Why artistic identity matters in direct to fan music sales
Direct selling works best when the artist stands for something recognizable. If the music feels interchangeable, fans have less reason to seek out a direct relationship. But when an artist has a clear identity, the purchase becomes part of belonging to that world.
That identity can come through sound, visuals, biography, performance history, or simply the consistency of the work itself. A professional recording artist with a distinctive catalog has an advantage here. Fans are not only buying files. They are buying into a body of work and a creative point of view.
This is where independent credibility matters. Listeners who are tired of formula tend to notice when an artist is building something original with discipline and craft. They respond to music that feels lived in, not manufactured. Direct support grows more naturally when the artist’s voice is unmistakable.
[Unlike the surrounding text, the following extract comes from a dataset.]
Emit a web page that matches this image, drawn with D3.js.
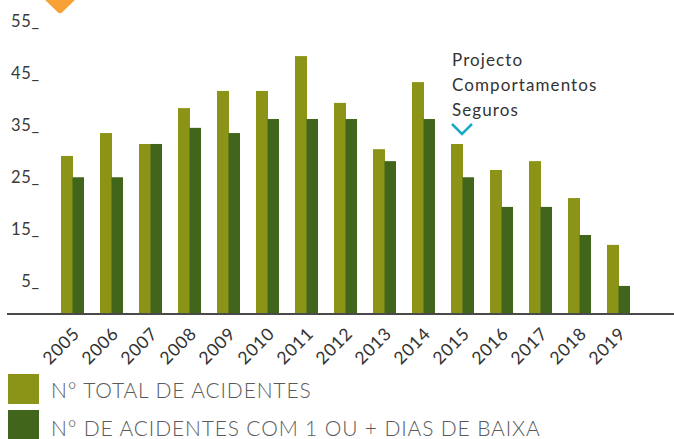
<!DOCTYPE html>
<html>
<head>
<meta charset="utf-8">
<script src="https://cdn.jsdelivr.net/npm/d3@7"></script>
<style>
  html, body { margin: 0; padding: 0; background: #fff; }
  svg { display: block; }
  text { font-family: Lato, "Open Sans", sans-serif; }
</style>
</head>
<body>
<svg id="chart" width="674" height="439"></svg>
<script>
const years = ["2005","2006","2007","2008","2009","2010","2011","2012","2013","2014","2015","2016","2017","2018","2019"];
const totalAccidents = [30.3, 34.7, 32.6, 39.5, 42.8, 42.8, 49.5, 40.5, 31.6, 44.5, 32.6, 27.6, 29.3, 22.2, 13.2];
const lostDayAccidents = [26.2, 26.2, 32.6, 35.7, 34.7, 37.4, 37.4, 37.4, 29.3, 37.4, 26.2, 20.5, 20.5, 15.1, 5.3];
const tickValues = [5, 15, 25, 35, 45, 55];
const seriesNames = ["N° TOTAL DE ACIDENTES", "N° DE ACIDENTES COM 1 OU + DIAS DE BAIXA"];
const annotationLines = ["Projecto", "Comportamentos", "Seguros"];
const annotationYear = "2015";

const colors = ["#8b9416", "#41661b"];

const svg = d3.select("#chart");

const x = d3.scaleBand().domain(years).range([53, 638]).paddingInner(0.41).paddingOuter(0.205);
const xs = d3.scaleBand().domain([0, 1]).range([0, x.bandwidth()]);
const y = d3.scaleLinear().domain([0, 55]).range([313.5, 27.5]);

// orange marker at top
svg.append("path")
  .attr("d", "M43,-2 L77,-2 L62.5,12 Q60,14.5 57.5,12 Z")
  .attr("fill", "#f7a136");

// bars
const series = [totalAccidents, lostDayAccidents];
series.forEach((vals, si) => {
  svg.append("g").selectAll("rect")
    .data(years.map((yr, i) => ({ yr, v: vals[i] })))
    .join("rect")
    .attr("x", d => x(d.yr) + xs(si))
    .attr("width", xs.bandwidth() + (si === 0 ? 0.5 : 0))
    .attr("y", d => y(d.v))
    .attr("height", d => y(0) - y(d.v))
    .attr("fill", colors[si]);
});

// baseline
svg.append("line")
  .attr("x1", 7).attr("x2", 674)
  .attr("y1", y(0) + 0.5).attr("y2", y(0) + 0.5)
  .attr("stroke", "#4a4a4a").attr("stroke-width", 2);

// y tick labels
svg.append("g").selectAll("text")
  .data(tickValues)
  .join("text")
  .attr("x", 40)
  .attr("y", d => y(d) - 1)
  .attr("text-anchor", "end")
  .attr("font-size", 16.5)
  .attr("letter-spacing", 0.8)
  .attr("fill", "#3a3a3a")
  .text(d => d + "_");

// x labels
svg.append("g").selectAll("text")
  .data(years)
  .join("text")
  .attr("transform", d => `translate(${x(d) + x.bandwidth() / 2 + 8},335) rotate(-45)`)
  .attr("text-anchor", "end")
  .attr("font-size", 17.5)
  .attr("letter-spacing", 0.6)
  .attr("fill", "#333")
  .text(d => d);

// annotation
const ax = x(annotationYear);
svg.append("g").selectAll("text")
  .data(annotationLines)
  .join("text")
  .attr("x", ax + 1)
  .attr("y", (d, i) => 66 + i * 25)
  .attr("font-size", 17)
  .attr("letter-spacing", 1.1)
  .attr("fill", "#333")
  .text(d => d);

svg.append("path")
  .attr("d", `M${ax + 1},${124} L${ax + 11},${134} L${ax + 21},${124}`)
  .attr("fill", "none")
  .attr("stroke", "#1aa9c6")
  .attr("stroke-width", 2.5);

// legend
const lg = svg.append("g");
seriesNames.forEach((name, i) => {
  lg.append("rect")
    .attr("x", 8).attr("y", 374 + i * 36)
    .attr("width", 31).attr("height", 30)
    .attr("fill", colors[i]);
  lg.append("text")
    .attr("x", 51).attr("y", 398 + i * 38)
    .attr("font-size", 21)
    .attr("font-weight", 300)
    .attr("letter-spacing", 0.85)
    .attr("fill", "#5a5a5a")
    .text(name);
});
</script>
</body>
</html>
For that reason, artists should not treat direct sales as a detached storefront strategy. It should feel connected to the entire identity of the project. The same care that goes into songwriting, production, and visuals should carry through to the way the music is offered.
A better model is both wide and direct
The strongest approach is rarely all streaming or all direct sales. It is a combination of open discovery and intentional conversion.
Streaming platforms, video channels, and social media can introduce the music to new listeners. Direct sales give the most invested fans somewhere deeper to go. One channel builds awareness. The other builds durability.
For an independent artist, that balance is practical and creative at once. It allows the music to stay accessible while still protecting its value. It invites casual listeners in without limiting the artist to low-value attention alone.
That is why direct sales still matter. Not because they belong to an older model, but because they answer a need that streaming cannot fully meet. They create a cleaner exchange between artist and listener, where the music is not just consumed but chosen.
If you are building a catalog meant to last, that kind of choice is worth more than a passing play. It is how a career starts sounding less temporary and more like something with real staying power.